Military leadership must pilot the future course of woman officers by jettisoning the legal stands it has so far preferred to follow which apply different standards and criteria even for promotions and appointments. Women are presently not eligible for Command appointments in the rank of Colonel while male officers are eligible. The problem of solving immediate problems of currently serving women officers should not be allowed to cloud the fashioning of a new system. The existing lot of officers have of necessity to be given whatever is their rightful due in the awareness that they have been deprived of their rights earlier and cannot really be compensated except through a sympathetic outlook and temporary relaxations in policy matters.

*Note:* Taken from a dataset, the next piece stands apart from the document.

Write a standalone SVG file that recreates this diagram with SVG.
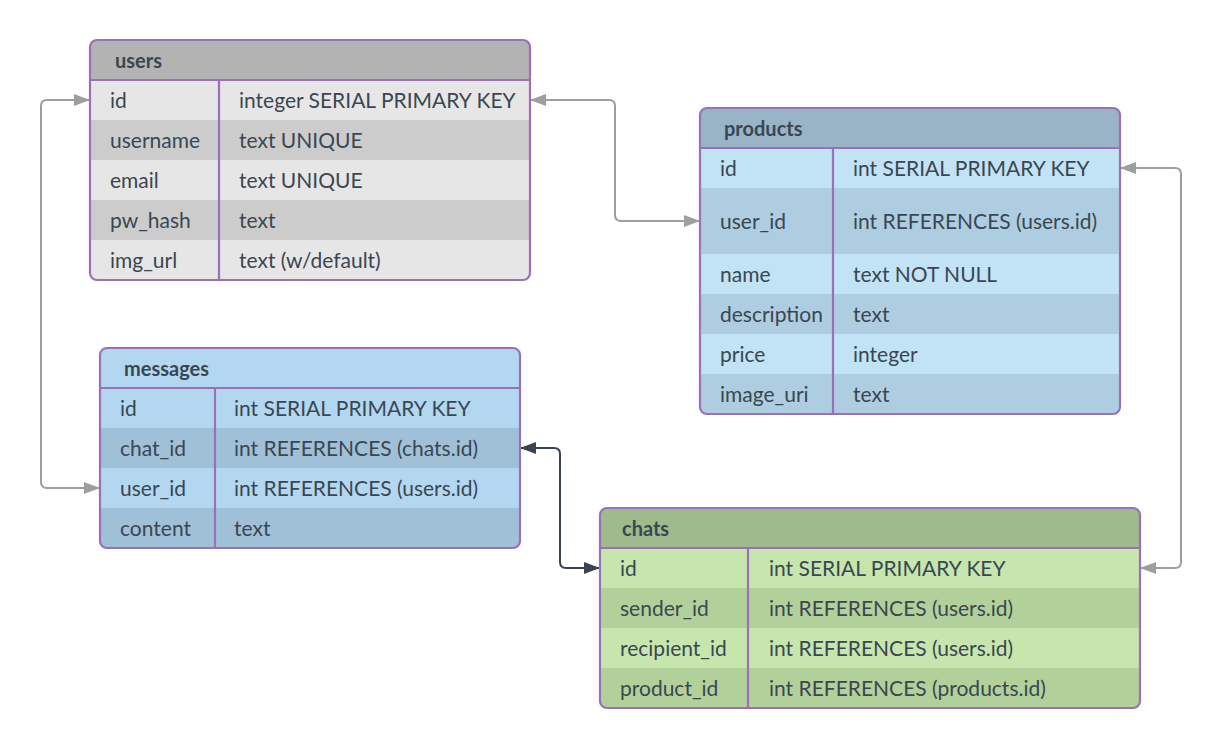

A woman as infantry battalion commander may be difficult to imagine but that does not mean that the gate is not kept open for possible achievement of that ultimate combat status. When that transpires, there should be nothing gender-based stopping a woman officer even from becoming the Chief, leave alone taking over other important military appointments. The extant situation of discrimination that exists is a far cry from this ideal. Without doubt, progress has been made despite governmental resistance and judicial delays. The fighting spirit of the woman officers is the only reason for whatever positive changes that have come to pass.

While only the Army has been discussed here, the matter is germane to Navy and Air Force too. What has to change is for the executive to assume charge of acceptable changes relating to the armed forces that is unshackled from judicial activism carrying the flag of gender justice and abstracted from national security context. The ultimate power of the executive decisions dealing with induction, employment and retirement of women in the Armed Forces has to be vested in professional military judgements even as it is subject to judicial scrutiny. The exercise of the power has to be freed from deep rooted gender prejudices and yet, when deemed necessary, hold its professional ground even when the cries of male prejudices rend the air. Ultimately, combat is a brutish dog-eat-dog arena of human activity sans moral compunctions that brooks no weakness even in the name of gender justice.